Unlikely. I think we should think of keys like addr:street and addr:city as mapping to different slots in a prototypical address, rather than thinking too hard about the semantics of the values. Some addressing systems have a slot that normally isn’t a street name, or that comes before or after a street name. addr:place might be more applicable and useful to addresses in Puerto Rico, which differ from mainland addresses, but I don’t have a good sense of how it’s being used there.

That is a good way to put it @Minh_Nguyen. A data consumer will probably expect addr:street rather than addr:place for an address in CONUS regardless of whether addr:street corresponds to an actual street.

I finally got around to fixing the issues which were pointed out. The “tracts” as well as cleaned_addresses.osm.gz have been updated. A few notes:

I opted for “US Highway” rather than “United States Highway” after seeing that the USPS lookup tool only accepts “US Highway”.

In this case it appears that the OSM was in error (at least USPS seems to prefer it without “Court”). I left a note so someone can see what it says on the sign.

After investigation, it appears that both OSM and the dataset were wrong, the sign says “Campbell Trace” on Bing Streetside.

I saw a lot of these in my Milwaukee import, where a building on a corner would have two addresses on two different streets depending on where the entrance to each unit was located.

I investigated this as well, it turns out a leading space messed up the parsing. In any case, I added these 4 back manually.

I also uploaded the file with address points which were excluded based on the comments field (comments like “not sure if valid” etc.):

Thanks for looking into these.

So are you keeping both, if not, how are you deciding which one to keep? If you are keeping both, will you displace them a few meters in the direction of the street to which the addresss refers?

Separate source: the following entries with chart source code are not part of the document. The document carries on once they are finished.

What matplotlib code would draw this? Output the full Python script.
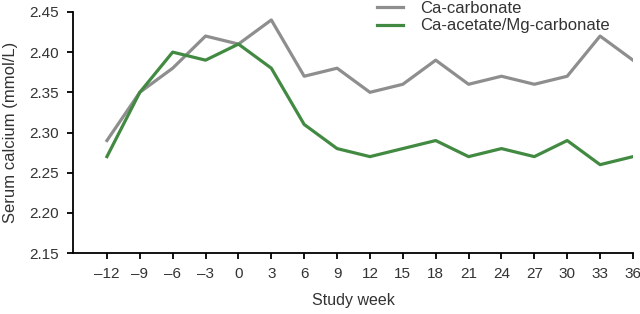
import matplotlib.pyplot as plt
import numpy as np

weeks = [-12, -9, -6, -3, 0, 3, 6, 9, 12, 15, 18, 21, 24, 27, 30, 33, 36]
ca_carbonate = [2.29, 2.35, 2.38, 2.42, 2.41, 2.44, 2.37, 2.38, 2.35, 2.36,
                2.39, 2.36, 2.37, 2.36, 2.37, 2.42, 2.39]
ca_acetate_mg = [2.27, 2.35, 2.40, 2.39, 2.41, 2.38, 2.31, 2.28, 2.27, 2.28,
                 2.29, 2.27, 2.28, 2.27, 2.29, 2.26, 2.27]
yticks = [2.15, 2.20, 2.25, 2.30, 2.35, 2.40, 2.45]

plt.rcParams['font.family'] = ['Liberation Sans', 'DejaVu Sans']
txt = '#333333'

fig = plt.figure(figsize=(6.4, 3.14), dpi=100)
ax = fig.add_axes([0.114, 0.194, 0.875, 0.768])

ax.plot(weeks, ca_carbonate, color='#8e8e8e', lw=2.3, label='Ca-carbonate')
ax.plot(weeks, ca_acetate_mg, color='#428a42', lw=2.3, label='Ca-acetate/Mg-carbonate')

ax.set_xlim(-15.1, 36)
ax.set_ylim(2.15, 2.45)
ax.set_xticks(weeks)
ax.set_xticklabels([str(w).replace('-', '\u2013') for w in weeks])
ax.set_yticks(yticks)
ax.set_yticklabels(['%.2f' % v for v in yticks])
for s in ['top', 'right']:
    ax.spines[s].set_visible(False)
for s in ['left', 'bottom']:
    ax.spines[s].set_linewidth(1.3)
    ax.spines[s].set_color('black')
ax.tick_params(direction='out', length=4, width=1.3, labelsize=11,
               labelcolor=txt, pad=6)
ax.set_xlabel('Study week', fontsize=11.5, color=txt, labelpad=9)
ax.set_ylabel('Serum calcium (mmol/L)', fontsize=12, color=txt, labelpad=8)

ax.legend(loc='upper left', bbox_to_anchor=(0.565, 1.045), bbox_transform=fig.transFigure,
          frameon=False, fontsize=12, handlelength=1.6, handletextpad=1.0,
          labelspacing=0.15, labelcolor=txt)

fig.savefig('out.png', dpi=100)
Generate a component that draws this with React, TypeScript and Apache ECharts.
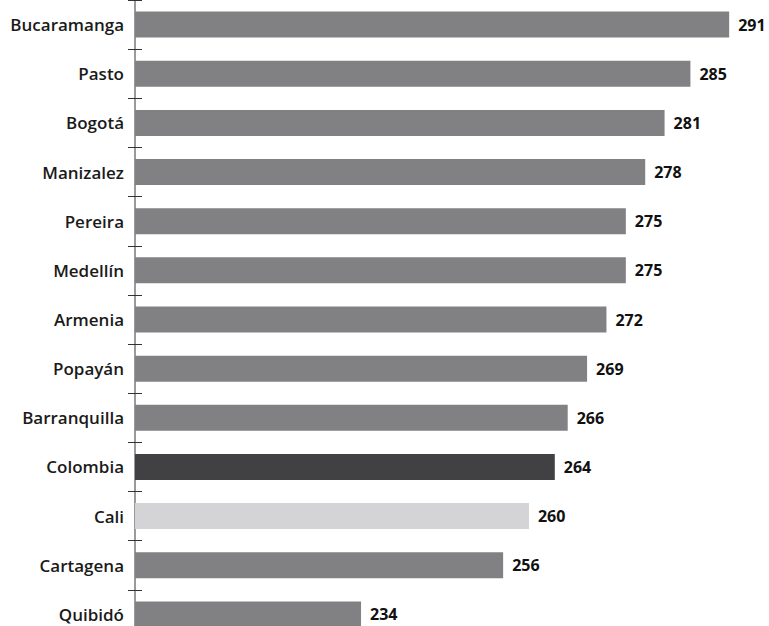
import React, { useEffect, useRef } from "react";
import * as echarts from "echarts";

const categories = [
  "Bucaramanga",
  "Pasto",
  "Bogotá",
  "Manizalez",
  "Pereira",
  "Medellín",
  "Armenia",
  "Popayán",
  "Barranquilla",
  "Colombia",
  "Cali",
  "Cartagena",
  "Quibidó",
];

const values = [291, 285, 281, 278, 275, 275, 272, 269, 266, 264, 260, 256, 234];

const BASE_COLOR = "#818184";
const special: Record<string, string> = {
  Colombia: "#414143",
  Cali: "#d4d4d6",
};

export default function App() {
  const ref = useRef<HTMLDivElement>(null);

  useEffect(() => {
    if (!ref.current) return;
    const chart = echarts.init(ref.current, undefined, { renderer: "svg" });
    const font = "'Open Sans', 'Noto Sans', sans-serif";
    chart.setOption({
      animation: false,
      grid: { left: 135, top: -1, width: 620, height: 640, containLabel: false },
      xAxis: {
        type: "value",
        min: 199,
        max: 295,
        show: false,
      },
      yAxis: [
        {
          type: "category",
          data: categories,
          inverse: true,
          position: "left",
          axisLine: { show: true, lineStyle: { color: "#9a9a9a", width: 2 } },
          axisTick: {
            show: true,
            length: 7,
            interval: 0,
            lineStyle: { color: "#333333", width: 1 },
          },
          axisLabel: {
            interval: 0,
            margin: 11,
            fontFamily: font,
            fontSize: 17,
            fontWeight: 600,
            color: "#1a1a1a",
            padding: [2, 0, 0, 0],
          },
        },
        {
          type: "category",
          data: categories,
          inverse: true,
          position: "left",
          axisLine: { show: false },
          axisTick: {
            show: true,
            inside: true,
            length: 7,
            interval: 0,
            lineStyle: { color: "#333333", width: 1 },
          },
          axisLabel: { show: false },
        },
      ],
      series: [
        {
          type: "bar",
          yAxisIndex: 0,
          barWidth: 26,
          data: values.map((v, i) => ({
            value: v,
            itemStyle: { color: special[categories[i]] ?? BASE_COLOR },
          })),
          label: {
            show: true,
            position: "right",
            distance: 9,
            fontFamily: font,
            fontSize: 16,
            fontWeight: "bold",
            color: "#111111",
            padding: [2, 0, 0, 0],
          },
        },
      ],
    });
    return () => chart.dispose();
  }, []);

  return (
    <div
      style={{
        position: "fixed",
        left: 0,
        top: 0,
        width: 769,
        height: 626,
        overflow: "hidden",
        background: "#ffffff",
      }}
    >
      <div ref={ref} style={{ width: 769, height: 640 }} />
    </div>
  );
}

Good detective work! Perhaps also open a ticket with the parser software. A leading (or trailing) space shouldn’t break things.

Sorry for not clarifying, I kept both offsetting slightly for workability into the direction of the road they are associated with.

Agreed. There’s no need to aggressively expand abbreviations that no one would need to expand in a practical use case. (Another example is middle initials: we can keep naming the bridge “John F. Kennedy”.) I suspect TIGER expands it to “United States” because its base name field is case-insensitive; US would create ambiguity between “U.S.” and “Us”. The TIGER import papered over this nuance by title-casing the name fields.

The USPS aggressively eschews punctuation for similar databasey reasons. I personally prefer to add periods to abbreviations wherever they’re missing. OSM geocoding results can be embedded in prose, e.g., “The trace then heads down US Highway 14,” and unlike TIGER or the USPS, we represent street names as unstructured, freeform text where individual words become more ambiguous. Data consumers can more reliably strip out punctuation than add it in themselves. Whether to include periods in “U.S.” is a matter of personal taste, and the popular style guides contradict each other on this point.

Obviously this is the least of your concerns, but don’t feel pressured to strip out punctuation just because the USPS doesn’t use it.

I think I’ll keep it without the periods, partially out of personal preference, partially out of the current trend that the usage with addr:street=* seems to be in favor of this formatting: addr:street | Keys | OpenStreetMap Taginfo . But it may make sense to open a different topic either here or on the US Slack to see if there is any value in normalizing this to one formatting or another.

1 Like

I think that’s fair. This is an address tag, anyhow, not a name tag on a roadway. A geocoder ought to be able to match addresses to streets flexibly enough to account for this distinction. It’s the “United States” spelling that’s the real outlier.

I finally got around to getting started on the import. Feel free to contribute by taking one or more tracts (see the “Workflow” section of the wiki page for instructions and put your name next to the tract you are working on)

Did a section this afternoon. Looking forward to doing more in the near future!